### DATA LINES

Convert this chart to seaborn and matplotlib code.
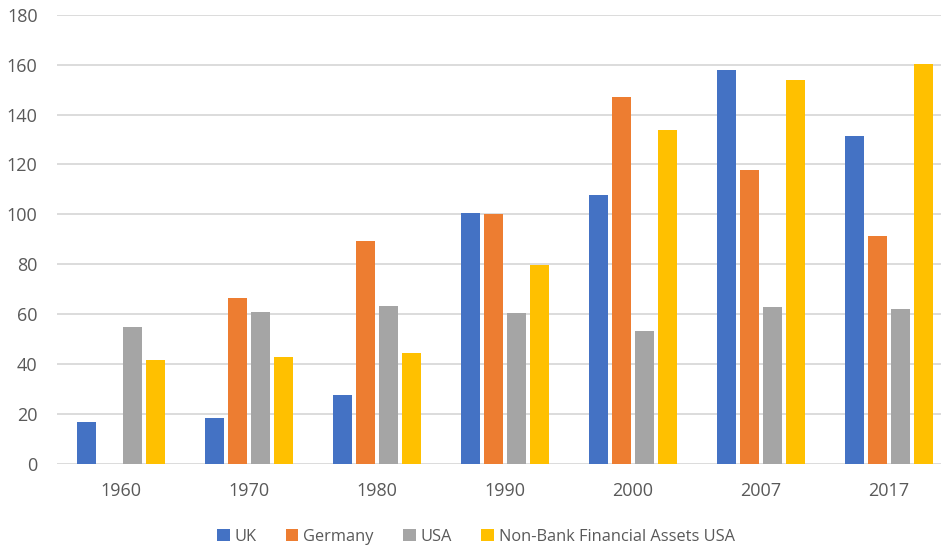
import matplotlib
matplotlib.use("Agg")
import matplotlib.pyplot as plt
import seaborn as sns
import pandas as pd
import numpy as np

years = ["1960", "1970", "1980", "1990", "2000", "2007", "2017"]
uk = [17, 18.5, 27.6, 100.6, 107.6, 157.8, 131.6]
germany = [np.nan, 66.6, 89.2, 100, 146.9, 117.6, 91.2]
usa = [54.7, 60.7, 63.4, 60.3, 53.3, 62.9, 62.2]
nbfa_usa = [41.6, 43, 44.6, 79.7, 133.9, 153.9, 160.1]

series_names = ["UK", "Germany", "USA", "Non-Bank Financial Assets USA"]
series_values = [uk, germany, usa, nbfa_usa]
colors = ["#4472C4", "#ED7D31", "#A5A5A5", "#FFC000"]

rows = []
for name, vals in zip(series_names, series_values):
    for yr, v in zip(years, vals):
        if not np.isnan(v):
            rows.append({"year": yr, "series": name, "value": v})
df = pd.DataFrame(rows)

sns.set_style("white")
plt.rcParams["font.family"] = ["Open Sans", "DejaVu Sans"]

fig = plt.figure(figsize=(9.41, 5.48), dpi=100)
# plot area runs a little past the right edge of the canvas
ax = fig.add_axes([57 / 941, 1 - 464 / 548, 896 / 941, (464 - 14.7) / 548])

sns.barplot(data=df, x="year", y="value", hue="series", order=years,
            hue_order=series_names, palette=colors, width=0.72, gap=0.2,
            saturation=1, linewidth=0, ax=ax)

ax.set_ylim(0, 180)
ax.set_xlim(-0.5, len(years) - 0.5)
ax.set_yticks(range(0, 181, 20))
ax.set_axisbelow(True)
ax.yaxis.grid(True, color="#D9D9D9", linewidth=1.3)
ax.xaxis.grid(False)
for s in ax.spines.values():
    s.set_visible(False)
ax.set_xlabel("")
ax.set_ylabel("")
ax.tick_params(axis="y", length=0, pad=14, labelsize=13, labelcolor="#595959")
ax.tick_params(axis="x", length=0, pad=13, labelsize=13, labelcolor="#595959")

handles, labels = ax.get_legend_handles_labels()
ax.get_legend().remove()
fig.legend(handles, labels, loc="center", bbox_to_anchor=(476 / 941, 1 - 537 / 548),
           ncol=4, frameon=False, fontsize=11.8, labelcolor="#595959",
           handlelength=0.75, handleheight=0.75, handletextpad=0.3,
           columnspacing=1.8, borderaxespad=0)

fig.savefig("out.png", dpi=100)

######

### WORK TO BE COMPLETED
Give again, exactly, the lines from the start of the data through the one holding "saturation=1, linewidth=0, ax=ax)"; omit the pictures.

### WRITTEN REPLY
Convert this chart to seaborn and matplotlib code.
import matplotlib
matplotlib.use("Agg")
import matplotlib.pyplot as plt
import seaborn as sns
import pandas as pd
import numpy as np

years = ["1960", "1970", "1980", "1990", "2000", "2007", "2017"]
uk = [17, 18.5, 27.6, 100.6, 107.6, 157.8, 131.6]
germany = [np.nan, 66.6, 89.2, 100, 146.9, 117.6, 91.2]
usa = [54.7, 60.7, 63.4, 60.3, 53.3, 62.9, 62.2]
nbfa_usa = [41.6, 43, 44.6, 79.7, 133.9, 153.9, 160.1]

series_names = ["UK", "Germany", "USA", "Non-Bank Financial Assets USA"]
series_values = [uk, germany, usa, nbfa_usa]
colors = ["#4472C4", "#ED7D31", "#A5A5A5", "#FFC000"]

rows = []
for name, vals in zip(series_names, series_values):
    for yr, v in zip(years, vals):
        if not np.isnan(v):
            rows.append({"year": yr, "series": name, "value": v})
df = pd.DataFrame(rows)

sns.set_style("white")
plt.rcParams["font.family"] = ["Open Sans", "DejaVu Sans"]

fig = plt.figure(figsize=(9.41, 5.48), dpi=100)
# plot area runs a little past the right edge of the canvas
ax = fig.add_axes([57 / 941, 1 - 464 / 548, 896 / 941, (464 - 14.7) / 548])

sns.barplot(data=df, x="year", y="value", hue="series", order=years,
            hue_order=series_names, palette=colors, width=0.72, gap=0.2,
            saturation=1, linewidth=0, ax=ax)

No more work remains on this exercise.